**Exercise requirements**:
Leave out the pictures and set down exactly the lines from the start of the listing through the one with "from bokeh.resources import INLINE", both included.
┌──
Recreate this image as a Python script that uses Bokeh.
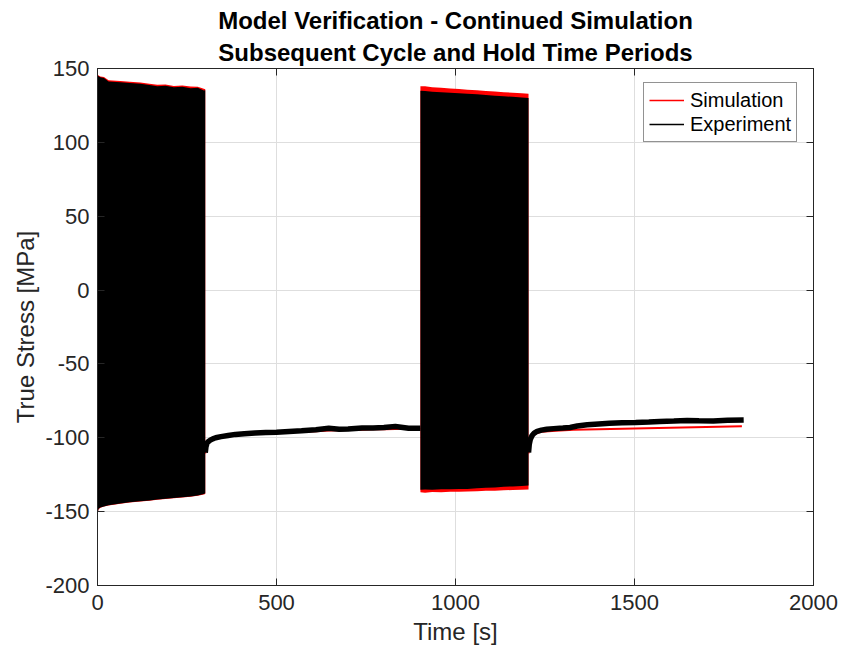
import numpy as np
from bokeh.plotting import figure
from bokeh.models import (Range1d, FixedTicker, LinearAxis, Legend, LegendItem,
                          Title, CustomJSTickFormatter, ColumnDataSource)
from bokeh.embed import file_html
from bokeh.resources import INLINE

# ---------------- data ----------------
x_ticks = [0, 500, 1000, 1500, 2000]
y_ticks = [-200, -150, -100, -50, 0, 50, 100, 150]

# Cycling block 1 envelopes (0-300 s)
blk1_t = [0, 3, 8, 18, 31, 64, 90, 120, 145, 167, 190, 213, 237, 260, 280, 297, 301]
blk1_exp_hi = [145.5, 144.8, 144.0, 143.5, 141.2, 140.7, 140.2, 139.6, 138.9, 138.0,
               138.3, 137.3, 137.6, 136.7, 136.9, 135.1, 135.3]
blk1_exp_lo = [-151.5, -148.1, -147.2, -146.5, -145.6, -144.5, -143.6, -143.0, -142.4,
               -141.8, -141.3, -140.7, -140.3, -139.8, -139.1, -138.0, -137.5]
blk1_sim_hi = [146.0, 145.3, 144.6, 144.2, 142.0, 141.5, 141.0, 140.5, 139.7, 139.0,
               139.2, 138.2, 138.5, 137.8, 137.7, 136.3, 136.0]
blk1_sim_lo = [-151.6, -148.3, -147.4, -146.6, -145.8, -144.7, -143.8, -143.2, -142.6,
               -142.0, -141.5, -140.9, -140.5, -140.0, -139.3, -138.4, -138.0]

# Cycling block 2 envelopes (900-1200 s)
blk2_t = [902, 915, 935, 960, 985, 1010, 1033, 1060, 1085, 1110, 1135, 1160, 1185, 1204]
blk2_exp_hi = [135.0, 134.7, 134.3, 134.0, 133.6, 133.3, 132.9, 132.5, 132.0, 131.6,
               131.2, 130.8, 130.4, 130.1]
blk2_exp_lo = [-135.2, -135.0, -135.1, -134.9, -134.8, -134.7, -134.6, -134.2, -133.9,
               -133.6, -133.2, -132.9, -132.6, -132.3]
blk2_sim_hi = [137.9, 138.0, 137.3, 137.0, 136.4, 136.1, 135.6, 135.2, 134.8, 134.4,
               133.9, 133.6, 133.2, 132.9]
blk2_sim_lo = [-136.8, -137.2, -136.7, -136.9, -136.5, -136.6, -136.3, -136.2, -135.9,
               -135.8, -135.5, -135.4, -135.2, -135.0]

# Hold period 1 (300-900 s)
h1_t = [301, 303, 306, 310, 315, 322, 330, 345, 365, 385, 410, 440, 470, 500, 535, 570,
        610, 646, 675, 700, 739, 770, 800, 832, 869, 902]
h1_exp = [-110, -106, -103.5, -102.5, -101.6, -100.7, -100, -99.2, -98.4, -97.7, -97.2,
          -96.8, -96.5, -96.2, -95.7, -95.2, -94.5, -93.6, -94.2, -94.0, -93.3, -93.4,
          -93.0, -92.4, -93.5, -93.5]
h1_sim = [-110.5, -106.5, -104.1, -103.0, -102.1, -101.2, -100.5, -99.7, -98.9, -98.2,
          -97.7, -97.3, -97.0, -96.7, -96.3, -95.9, -95.5, -95.1, -94.9, -94.7, -94.5,
          -94.3, -94.2, -94.0, -93.9, -93.8]

# Hold period 2 (1200-1800 s)
h2_t = [1204, 1206, 1209, 1214, 1220, 1228, 1240, 1255, 1274, 1300, 1320, 1340, 1368,
        1400, 1430, 1465, 1503, 1540, 1570, 1610, 1647, 1680, 1720, 1760, 1805]
h2_exp = [-110, -104.5, -101, -98.5, -96.8, -95.6, -94.8, -94.2, -93.8, -93.4, -93.0,
          -92.0, -91.2, -90.6, -90.2, -89.9, -89.6, -89.3, -89.0, -88.7, -88.3, -88.5,
          -88.6, -88.1, -87.9]
h2_sim_t = [1204, 1206, 1209, 1214, 1220, 1228, 1240, 1260, 1280, 1305, 1330, 1400, 1500,
            1600, 1700, 1800]
h2_sim = [-110.5, -105.5, -102, -99.5, -97.8, -96.8, -96.0, -95.5, -95.2, -94.9, -94.6,
          -94.2, -93.7, -93.2, -92.7, -92.2]

# ---------------- styling ----------------
FONT = "Liberation Sans"
AX = "#262626"
GRID = "#dedede"
RED = "#ff0000"
BLACK = "#000000"

p = figure(width=841, height=654, output_backend="svg", toolbar_location=None,
           x_range=Range1d(0, 2000), y_range=Range1d(-200, 150),
           min_border_left=97, min_border_right=28, min_border_top=68,
           min_border_bottom=69, background_fill_color="white",
           border_fill_color="white")
p.outline_line_color = AX
p.outline_line_width = 1

bottom_ax = p.below[0]
left_ax = p.left[0]

plain = CustomJSTickFormatter(code="return String(tick)")
blank = CustomJSTickFormatter(code="return ''")

for ax in (bottom_ax, left_ax):
    ax.axis_line_color = AX
    ax.major_tick_line_color = AX
    ax.major_tick_in = 7
    ax.major_tick_out = 0
    ax.minor_tick_line_color = None
    ax.major_label_text_font = FONT
    ax.major_label_text_font_size = "22px"
    ax.major_label_text_color = AX
    ax.axis_label_text_font = FONT
    ax.axis_label_text_font_size = "24px"
    ax.axis_label_text_font_style = "normal"
    ax.axis_label_text_color = AX
    ax.formatter = plain

bottom_ax.ticker = FixedTicker(ticks=x_ticks)
left_ax.ticker = FixedTicker(ticks=y_ticks)
bottom_ax.axis_label = "Time [s]"
left_ax.axis_label = "True Stress [MPa]"
bottom_ax.major_label_standoff = 9
left_ax.major_label_standoff = 8
bottom_ax.axis_label_standoff = 5
left_ax.axis_label_standoff = 3

# box ticks on top and right (added before the titles so they hug the frame)
top_ax = LinearAxis(ticker=FixedTicker(ticks=x_ticks), formatter=blank,
                    major_tick_in=7, major_tick_out=0, minor_tick_line_color=None,
                    axis_line_color=AX, major_tick_line_color=AX,
                    major_label_standoff=0)
right_ax = LinearAxis(ticker=FixedTicker(ticks=y_ticks), formatter=blank,
                      major_tick_in=7, major_tick_out=0, minor_tick_line_color=None,
                      axis_line_color=AX, major_tick_line_color=AX,
                      major_label_standoff=0)
p.add_layout(top_ax, "above")
p.add_layout(right_ax, "right")

# titles (line 2 added first so it sits next to the frame)
p.add_layout(Title(text="Subsequent Cycle and Hold Time Periods", align="center",
                   text_font=FONT, text_font_size="24px", text_font_style="bold",
                   text_color="#000000", standoff=5), "above")
p.add_layout(Title(text="Model Verification - Continued Simulation", align="center",
                   text_font=FONT, text_font_size="24px", text_font_style="bold",
                   text_color="#000000", standoff=2), "above")

p.xgrid.ticker = FixedTicker(ticks=x_ticks)
p.ygrid.ticker = FixedTicker(ticks=y_ticks)
p.xgrid.grid_line_color = GRID
p.ygrid.grid_line_color = GRID

# ---------------- data glyphs ----------------
# simulation (red) underneath
p.varea(x=blk1_t, y1=blk1_sim_lo, y2=blk1_sim_hi, fill_color=RED)
p.varea(x=blk2_t, y1=blk2_sim_lo, y2=blk2_sim_hi, fill_color=RED)
p.line(h1_t, h1_sim, line_color=RED, line_width=2)
p.line(h2_sim_t, h2_sim, line_color=RED, line_width=2)

# experiment (black) on top
p.varea(x=blk1_t, y1=blk1_exp_lo, y2=blk1_exp_hi, fill_color=BLACK)
p.varea(x=blk2_t, y1=blk2_exp_lo, y2=blk2_exp_hi, fill_color=BLACK)
p.line(h1_t, h1_exp, line_color=BLACK, line_width=5.5)
p.line(h2_t, h2_exp, line_color=BLACK, line_width=5.5)

# legend keys (thin lines as in the reference); NaN points draw nothing in the plot
key_src = ColumnDataSource(data=dict(x=[np.nan, np.nan], y=[np.nan, np.nan]))
leg_sim = p.line("x", "y", source=key_src, line_color=RED, line_width=1.3)
leg_exp = p.line("x", "y", source=key_src, line_color=BLACK, line_width=1.3)

legend = Legend(items=[LegendItem(label="Simulation", renderers=[leg_sim]),
                       LegendItem(label="Experiment", renderers=[leg_exp])],
                location=(546, 443), label_text_font=FONT,
                label_text_font_size="20px", label_text_color="#000000",
                label_height=24, glyph_width=35, glyph_height=24,
                label_standoff=6, padding=5, spacing=0, margin=0,
                border_line_color=AX, border_line_width=1,
                background_fill_color="white", background_fill_alpha=1)
p.add_layout(legend, "center")

open("out.html", "w").write(file_html(p, INLINE))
└──
**Correct result**:
Recreate this image as a Python script that uses Bokeh.
import numpy as np
from bokeh.plotting import figure
from bokeh.models import (Range1d, FixedTicker, LinearAxis, Legend, LegendItem,
                          Title, CustomJSTickFormatter, ColumnDataSource)
from bokeh.embed import file_html
from bokeh.resources import INLINE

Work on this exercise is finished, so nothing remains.